Data excerpts:
▼▼▼

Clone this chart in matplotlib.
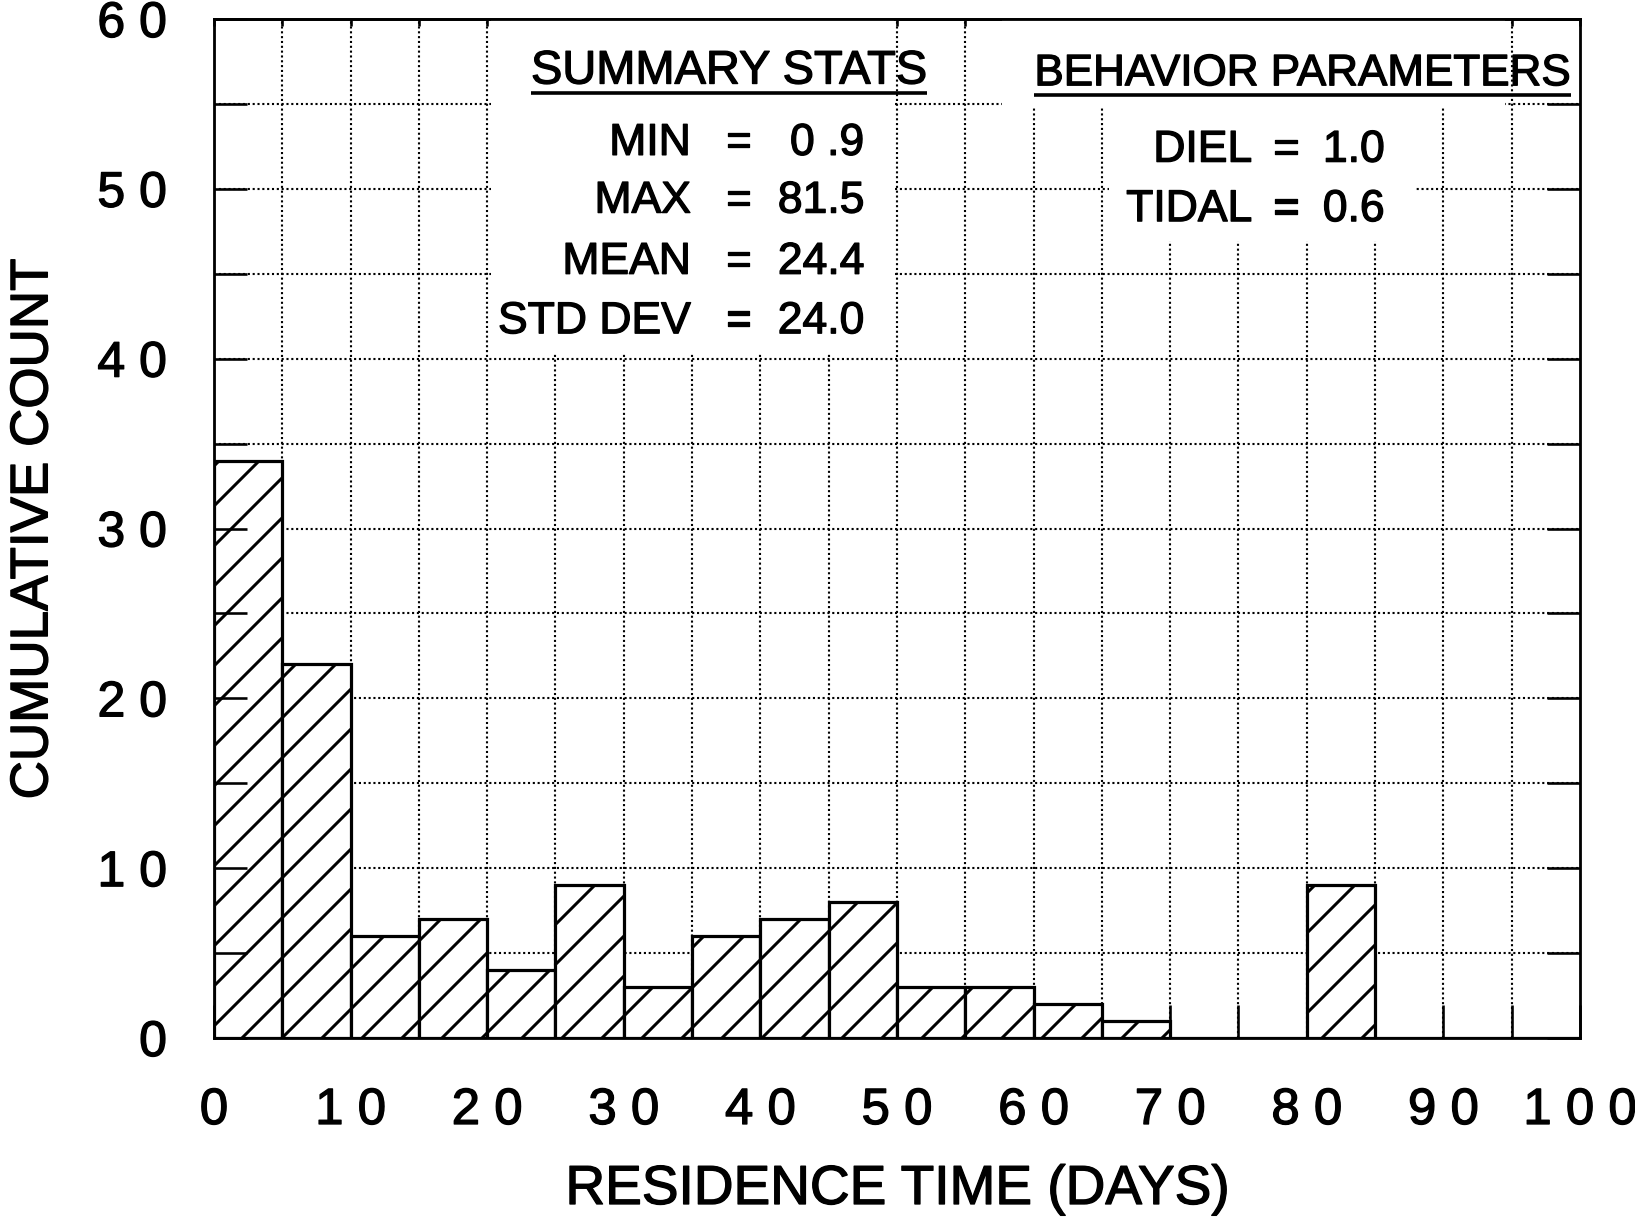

▲▲▲
▼▼▼

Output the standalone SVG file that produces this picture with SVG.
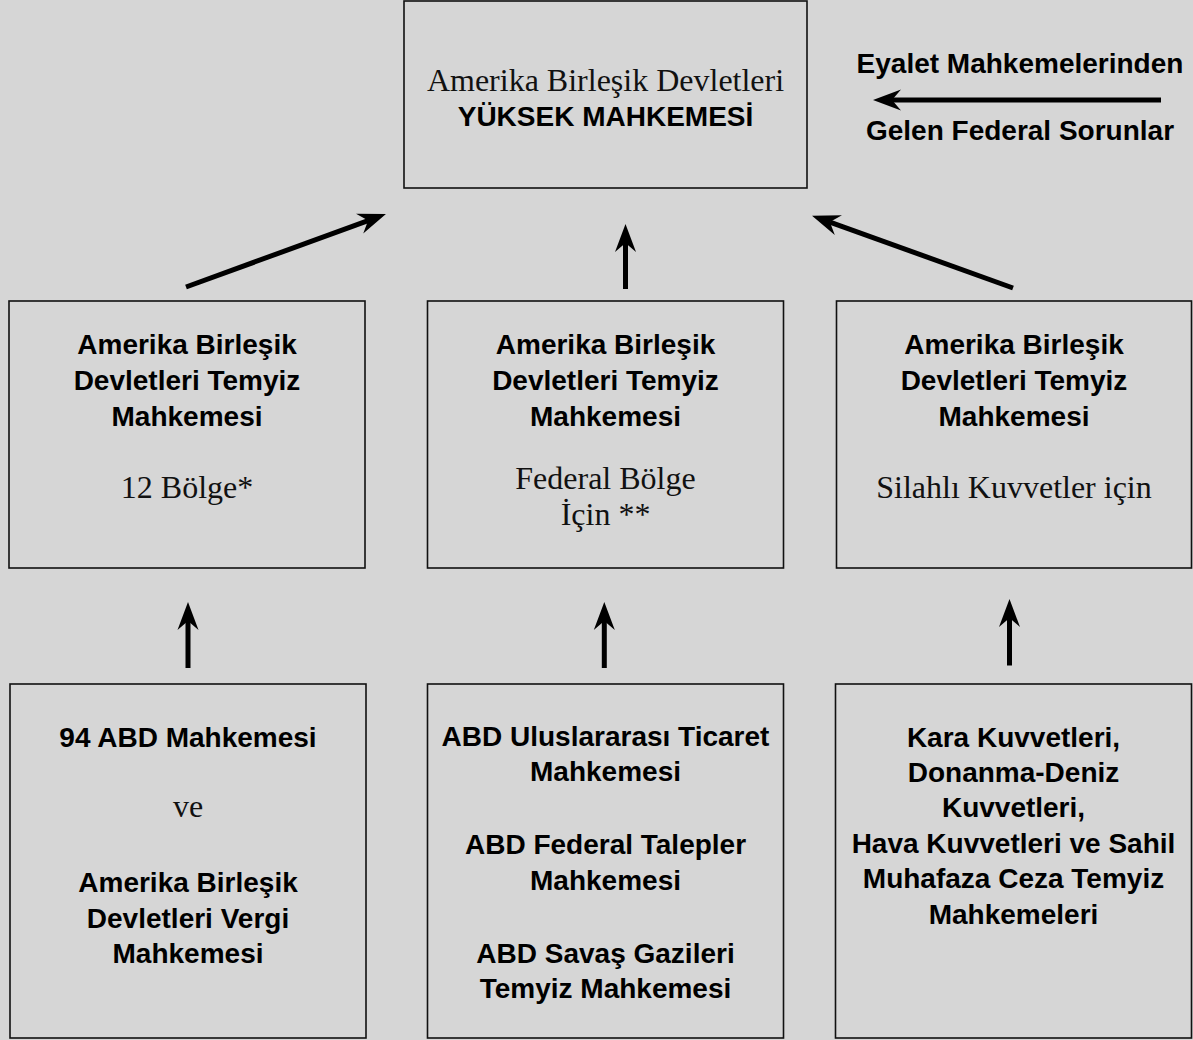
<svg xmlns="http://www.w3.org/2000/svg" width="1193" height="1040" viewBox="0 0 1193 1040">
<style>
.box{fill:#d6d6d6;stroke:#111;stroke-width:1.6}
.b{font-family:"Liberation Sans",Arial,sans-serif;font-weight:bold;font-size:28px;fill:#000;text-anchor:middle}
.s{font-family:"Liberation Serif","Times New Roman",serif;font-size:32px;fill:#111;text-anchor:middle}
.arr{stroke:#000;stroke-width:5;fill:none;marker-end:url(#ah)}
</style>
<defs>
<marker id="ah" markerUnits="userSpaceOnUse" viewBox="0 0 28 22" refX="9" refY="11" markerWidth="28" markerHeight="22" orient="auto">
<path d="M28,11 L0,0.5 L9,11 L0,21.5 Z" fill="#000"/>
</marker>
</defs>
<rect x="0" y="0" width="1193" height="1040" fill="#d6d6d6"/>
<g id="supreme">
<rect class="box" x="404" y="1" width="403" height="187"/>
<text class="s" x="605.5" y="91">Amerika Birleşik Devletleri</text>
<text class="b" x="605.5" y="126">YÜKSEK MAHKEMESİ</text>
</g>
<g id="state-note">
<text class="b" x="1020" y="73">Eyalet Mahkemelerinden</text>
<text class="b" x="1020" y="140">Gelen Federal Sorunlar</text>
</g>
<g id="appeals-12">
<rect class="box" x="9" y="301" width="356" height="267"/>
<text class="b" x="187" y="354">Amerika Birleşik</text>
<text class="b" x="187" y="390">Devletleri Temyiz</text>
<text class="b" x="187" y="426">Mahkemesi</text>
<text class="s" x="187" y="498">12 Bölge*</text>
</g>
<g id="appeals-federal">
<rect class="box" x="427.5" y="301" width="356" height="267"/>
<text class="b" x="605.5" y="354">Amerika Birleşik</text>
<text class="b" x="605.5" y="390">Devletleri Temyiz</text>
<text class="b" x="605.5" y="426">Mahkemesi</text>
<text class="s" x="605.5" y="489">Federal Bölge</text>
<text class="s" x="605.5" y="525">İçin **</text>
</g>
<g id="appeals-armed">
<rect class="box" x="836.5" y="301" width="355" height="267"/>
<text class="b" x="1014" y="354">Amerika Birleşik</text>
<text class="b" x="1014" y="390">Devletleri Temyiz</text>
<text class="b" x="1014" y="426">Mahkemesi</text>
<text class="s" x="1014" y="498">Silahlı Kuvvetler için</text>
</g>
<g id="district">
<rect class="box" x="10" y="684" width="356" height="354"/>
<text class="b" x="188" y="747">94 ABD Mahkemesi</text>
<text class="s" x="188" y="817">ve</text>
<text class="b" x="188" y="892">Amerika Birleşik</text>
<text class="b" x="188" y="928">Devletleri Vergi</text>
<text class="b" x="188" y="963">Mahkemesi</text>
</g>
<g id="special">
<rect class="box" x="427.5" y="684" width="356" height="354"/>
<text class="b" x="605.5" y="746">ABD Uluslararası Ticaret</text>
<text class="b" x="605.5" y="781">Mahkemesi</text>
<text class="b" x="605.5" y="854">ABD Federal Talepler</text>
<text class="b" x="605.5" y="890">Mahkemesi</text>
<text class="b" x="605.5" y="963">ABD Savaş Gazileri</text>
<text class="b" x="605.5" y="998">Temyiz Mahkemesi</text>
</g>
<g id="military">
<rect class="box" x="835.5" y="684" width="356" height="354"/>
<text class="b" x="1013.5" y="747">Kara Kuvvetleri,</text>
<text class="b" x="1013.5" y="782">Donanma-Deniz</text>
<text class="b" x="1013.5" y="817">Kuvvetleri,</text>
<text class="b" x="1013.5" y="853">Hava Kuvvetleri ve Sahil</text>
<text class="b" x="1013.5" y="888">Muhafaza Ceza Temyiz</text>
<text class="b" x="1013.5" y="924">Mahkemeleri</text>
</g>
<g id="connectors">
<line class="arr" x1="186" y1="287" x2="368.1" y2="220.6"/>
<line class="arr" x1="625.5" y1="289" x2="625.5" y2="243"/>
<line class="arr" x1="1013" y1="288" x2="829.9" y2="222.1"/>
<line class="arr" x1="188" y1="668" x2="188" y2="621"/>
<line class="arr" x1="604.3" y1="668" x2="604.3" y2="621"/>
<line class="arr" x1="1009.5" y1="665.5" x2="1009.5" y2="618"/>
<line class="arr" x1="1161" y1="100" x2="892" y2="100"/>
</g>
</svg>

▲▲▲

What is asked:
Find the lines above that contain the word "this" and collect them.

Written response:
Clone this chart in matplotlib.
Output the standalone SVG file that produces this picture with SVG.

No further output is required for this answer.